As PMR suggested this zoonotic disease dictionary has to be done manually. This work is in progress.
-
nodejs
nvm
for installing get papers -
getpapers
for retrieving 950 articles from EuPMC -
AMI
for sectioning and searching. -
SPARQL
andamidict
for creating dictionaries. -
KNIME
for displaying results.
AMI
SECTIONING :
Sectioning of the dataset is usually done for greater precision.
-
Downloaded the corpus of 950 papers using getpapers in XML, PDF and JSON file.
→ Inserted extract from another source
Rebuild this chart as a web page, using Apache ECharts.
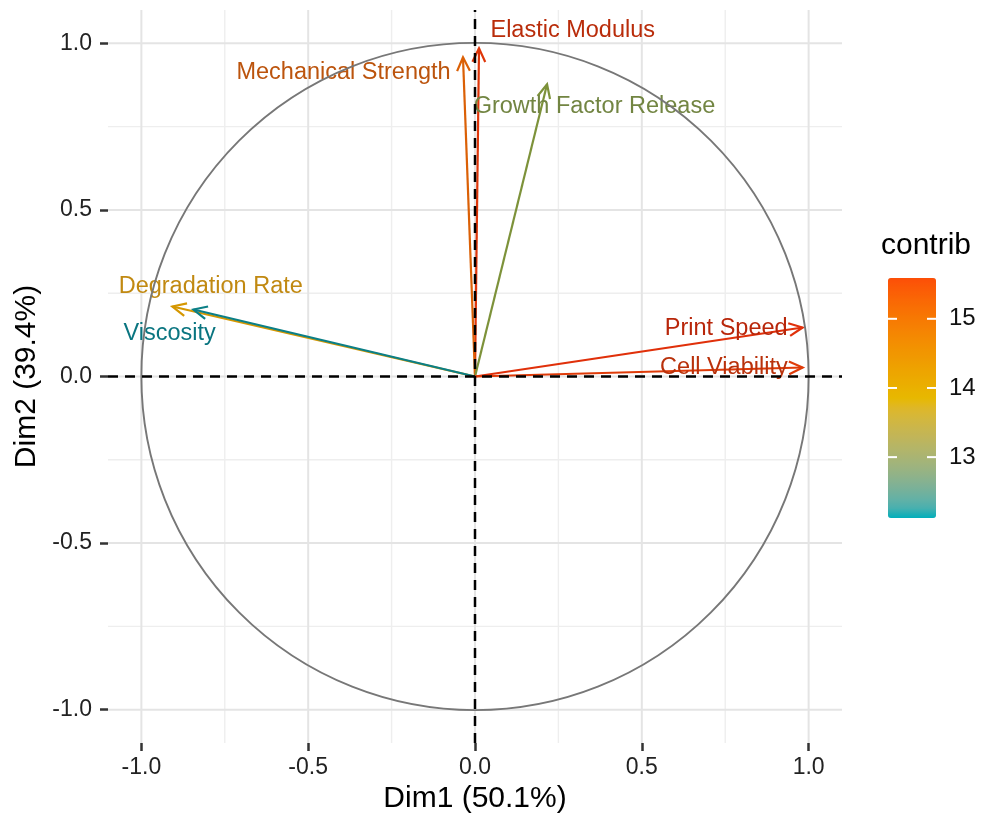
<!DOCTYPE html>
<html>
<head>
<meta charset="utf-8">
<script src="https://cdn.jsdelivr.net/npm/echarts@6/dist/echarts.min.js"></script>
<style>
  html, body { margin: 0; background: #fff; }
  #chart { width: 981px; height: 821px; }
</style>
</head>
<body>
<div id="chart"></div>
<script>
// PCA variables: arrow tips on Dim1 / Dim2 and their contribution
const variables = ['Elastic Modulus', 'Mechanical Strength', 'Growth Factor Release', 'Degradation Rate', 'Viscosity', 'Print Speed', 'Cell Viability']
const dim1 = [0.012, -0.036, 0.216, -0.907, -0.844, 0.982, 0.982]
const dim2 = [0.985, 0.958, 0.877, 0.210, 0.201, 0.147, 0.027]
const contrib = [15.5, 14.85, 13.1, 14.0, 12.12, 15.59, 15.42]
// where the (repelled) labels sit, in Dim units
const labelDim1 = [0.293, -0.394, 0.358, -0.792, -0.915, 0.753, 0.746]
const labelDim2 = [1.039, 0.913, 0.811, 0.270, 0.129, 0.144, 0.027]

const axisTicks = [-1, -0.5, 0, 0.5, 1]
const minorBreaks = [-0.75, -0.25, 0.25, 0.75]
const legendTicks = [13, 14, 15]
const contribRange = [12.12, 15.59]
const gradientCols = ['#00AFBB', '#E7B800', '#FC4E07']
// the marks in the picture come out deeper than the colour bar
const arrowCols = ['#0B7F86', '#D4A000', '#E0300A']
const textCols = ['#0A7580', '#C29212', '#B8260A']

const FONT = "'Liberation Sans', Arial, sans-serif"
const LIM = 1.1

// ggplot interpolates gradientn in CIELAB, so build the bar ramp the same way
function hexRgb (h) { return [1, 3, 5].map(i => parseInt(h.slice(i, i + 2), 16)) }
function toLab (rgb) {
  const [r, g, b] = rgb.map(c => { c /= 255; return c <= 0.04045 ? c / 12.92 : Math.pow((c + 0.055) / 1.055, 2.4) })
  const x = (0.4124 * r + 0.3576 * g + 0.1805 * b) / 0.95047
  const y = 0.2126 * r + 0.7152 * g + 0.0722 * b
  const z = (0.0193 * r + 0.1192 * g + 0.9505 * b) / 1.08883
  const f = t => t > 0.008856 ? Math.cbrt(t) : 7.787 * t + 16 / 116
  return [116 * f(y) - 16, 500 * (f(x) - f(y)), 200 * (f(y) - f(z))]
}
function fromLab ([L, a, bb]) {
  const fy = (L + 16) / 116, fx = fy + a / 500, fz = fy - bb / 200
  const fi = t => t * t * t > 0.008856 ? t * t * t : (t - 16 / 116) / 7.787
  const x = fi(fx) * 0.95047, y = fi(fy), z = fi(fz) * 1.08883
  const lin = [3.2406 * x - 1.5372 * y - 0.4986 * z, -0.9689 * x + 1.8758 * y + 0.0415 * z, 0.0557 * x - 0.2040 * y + 1.0570 * z]
  const c = lin.map(v => {
    v = v <= 0.0031308 ? 12.92 * v : 1.055 * Math.pow(v, 1 / 2.4) - 0.055
    return Math.round(Math.max(0, Math.min(1, v)) * 255)
  })
  return 'rgb(' + c.join(',') + ')'
}
const labs = gradientCols.map(c => toLab(hexRgb(c)))
const ramp = []
for (let i = 0; i <= 24; i++) {
  const t = i / 24 * (labs.length - 1)
  const k = Math.min(Math.floor(t), labs.length - 2)
  const f = t - k
  ramp.push(fromLab(labs[k].map((v, j) => v + (labs[k + 1][j] - v) * f)))
}

// plain rgb blend for the arrows and labels
function markColor (cols, v) {
  const t = (v - contribRange[0]) / (contribRange[1] - contribRange[0]) * (cols.length - 1)
  const k = Math.max(0, Math.min(Math.floor(t), cols.length - 2))
  const f = Math.max(0, Math.min(1, t - k))
  const a = hexRgb(cols[k]), b = hexRgb(cols[k + 1])
  return 'rgb(' + a.map((c, j) => Math.round(c + (b[j] - c) * f)).join(',') + ')'
}

const chartDom = document.getElementById('chart')
const myChart = echarts.init(chartDom)

// straight rules across the panel (grid and zero lines)
function ruleSeries (values, vertical, style, z) {
  return {
    type: 'custom',
    silent: true,
    z: z,
    data: values.map(v => vertical ? [v, 0] : [0, v]),
    renderItem: (params, api) => {
      const v = api.value(vertical ? 0 : 1)
      const p1 = api.coord(vertical ? [v, -LIM] : [-LIM, v])
      const p2 = api.coord(vertical ? [v, LIM] : [LIM, v])
      return { type: 'line', shape: { x1: p1[0], y1: p1[1], x2: p2[0], y2: p2[1] }, style: style }
    }
  }
}

const arrowData = variables.map((name, i) => [dim1[i], dim2[i], contrib[i], labelDim1[i], labelDim2[i], name])

const majorStyle = { stroke: '#e4e4e4', lineWidth: 2 }
const minorStyle = { stroke: '#eeeeee', lineWidth: 1.4 }
const zeroStyle = { stroke: '#000', lineWidth: 2.5, lineDash: [10, 7] }

const series = [
  ruleSeries(minorBreaks, true, minorStyle, 1),
  ruleSeries(minorBreaks, false, minorStyle, 1),
  ruleSeries(axisTicks, true, majorStyle, 1),
  ruleSeries(axisTicks, false, majorStyle, 1),
  {
    type: 'custom',
    silent: true,
    z: 3,
    data: arrowData,
    encode: { x: 0, y: 1 },
    renderItem: (params, api) => {
      const o = api.coord([0, 0])
      const t = api.coord([api.value(0), api.value(1)])
      const stroke = markColor(arrowCols, api.value(2))
      const ang = Math.atan2(t[1] - o[1], t[0] - o[0])
      const L = 15, a = 0.44
      const h1 = [t[0] - L * Math.cos(ang - a), t[1] - L * Math.sin(ang - a)]
      const h2 = [t[0] - L * Math.cos(ang + a), t[1] - L * Math.sin(ang + a)]
      const lp = api.coord([api.value(3), api.value(4)])
      return {
        type: 'group',
        children: [
          { type: 'line', shape: { x1: o[0], y1: o[1], x2: t[0], y2: t[1] }, style: { stroke: stroke, lineWidth: 2.2 } },
          { type: 'polyline', shape: { points: [h1, t, h2] }, style: { stroke: stroke, lineWidth: 2.2, fill: null } },
          {
            type: 'text',
            x: lp[0],
            y: lp[1],
            style: {
              text: arrowData[params.dataIndex][5],
              fill: markColor(textCols, api.value(2)),
              font: '23.5px ' + FONT,
              align: 'center',
              verticalAlign: 'middle'
            }
          }
        ]
      }
    }
  },
  {
    // correlation circle
    type: 'custom',
    silent: true,
    z: 4,
    data: [[0, 0, 1]],
    renderItem: (params, api) => {
      const c = api.coord([api.value(0), api.value(1)])
      const r = api.size([api.value(2), 0])[0]
      return { type: 'circle', shape: { cx: c[0], cy: c[1], r: r }, style: { stroke: '#777', lineWidth: 1.9, fill: null } }
    }
  },
  ruleSeries([0], true, zeroStyle, 5),
  ruleSeries([0], false, zeroStyle, 5)
]

const barTop = 278, barH = 240, barLeft = 888, barW = 48
const legendGraphics = [
  { type: 'text', left: 881, top: 231, style: { text: 'contrib', font: '30px ' + FONT, fill: '#000' } }
]
legendTicks.forEach(v => {
  const y = barTop + (contribRange[1] - v) / (contribRange[1] - contribRange[0]) * barH
  legendGraphics.push(
    { type: 'line', z: 100, shape: { x1: barLeft, y1: y, x2: barLeft + 9, y2: y }, style: { stroke: '#fff', lineWidth: 2 } },
    { type: 'line', z: 100, shape: { x1: barLeft + barW - 9, y1: y, x2: barLeft + barW, y2: y }, style: { stroke: '#fff', lineWidth: 2 } },
    { type: 'text', z: 100, x: 949, y: y, style: { text: String(v), font: '24px ' + FONT, fill: '#111', verticalAlign: 'middle' } }
  )
})

function valueAxis (name, gap, margin) {
  return {
    type: 'value',
    min: -LIM,
    max: LIM,
    name: name,
    nameLocation: 'middle',
    nameGap: gap,
    nameTextStyle: { fontSize: 30, color: '#000', fontFamily: FONT },
    axisLine: { show: false, onZero: false },
    splitLine: { show: false },
    axisTick: { show: true, customValues: axisTicks, length: 8, lineStyle: { color: '#333', width: 2.5 } },
    axisLabel: { customValues: axisTicks, formatter: v => v.toFixed(1), fontSize: 23, color: '#222', fontFamily: FONT, margin: margin }
  }
}

myChart.setOption({
  animation: false,
  backgroundColor: '#fff',
  grid: { left: 108, right: 139, top: 10, bottom: 78 },
  xAxis: valueAxis('Dim1 (50.1%)', 41, 13),
  yAxis: valueAxis('Dim2 (39.4%)', 59, 16),
  visualMap: {
    type: 'continuous',
    min: contribRange[0],
    max: contribRange[1],
    dimension: 2,
    seriesIndex: 4,
    left: barLeft,
    top: barTop,
    itemWidth: barW,
    itemHeight: barH,
    padding: 0,
    calculable: false,
    hoverLink: false,
    inRange: { color: ramp }
  },
  graphic: legendGraphics,
  series: series
})
</script>
</body>
</html>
getpapers -q "Zoonoses in Viral epidemics" -k 950 -o viral epidemics -x -p
-
To easy the process, made 5 subfolders of 200 corpus.
-
To divide the content of papers into sections of front, body, back and float groups, again open the Command Prompt and give the syntax:
ami -p <name of directory> section
-
This will create a subfolder of sections in each folder of the scientific paper which is there in your directory.
AMI
SEARCH
-
Downloaded the corpus of 950 papers using the above same syntax in XML, PDF and JSON file.
-
To search the dictionary of country drugs funders diseases, open the command prompt and give syntax:
ami -p <name of directory> search --dictionary country drugs funders diseases
-
Open the directory and at the end of folder you will find various HTML Document.
AMI
VALIDATION
Open command prompt and type :
cd ami3
git pull
mvn clean install -Dmaven.test.skip=true
Wait! ... BUILD SUCCESS!
NOT STARTED: KNIME, Keras, R
STARTED : dictionary
BLOCKED : .
FINISHED : downloading and installing get papers, manual classification, list of zoonotic diseases, installing ami, getpapers, maven, jdk, sectioning of corpus950, ami search of corpus 950.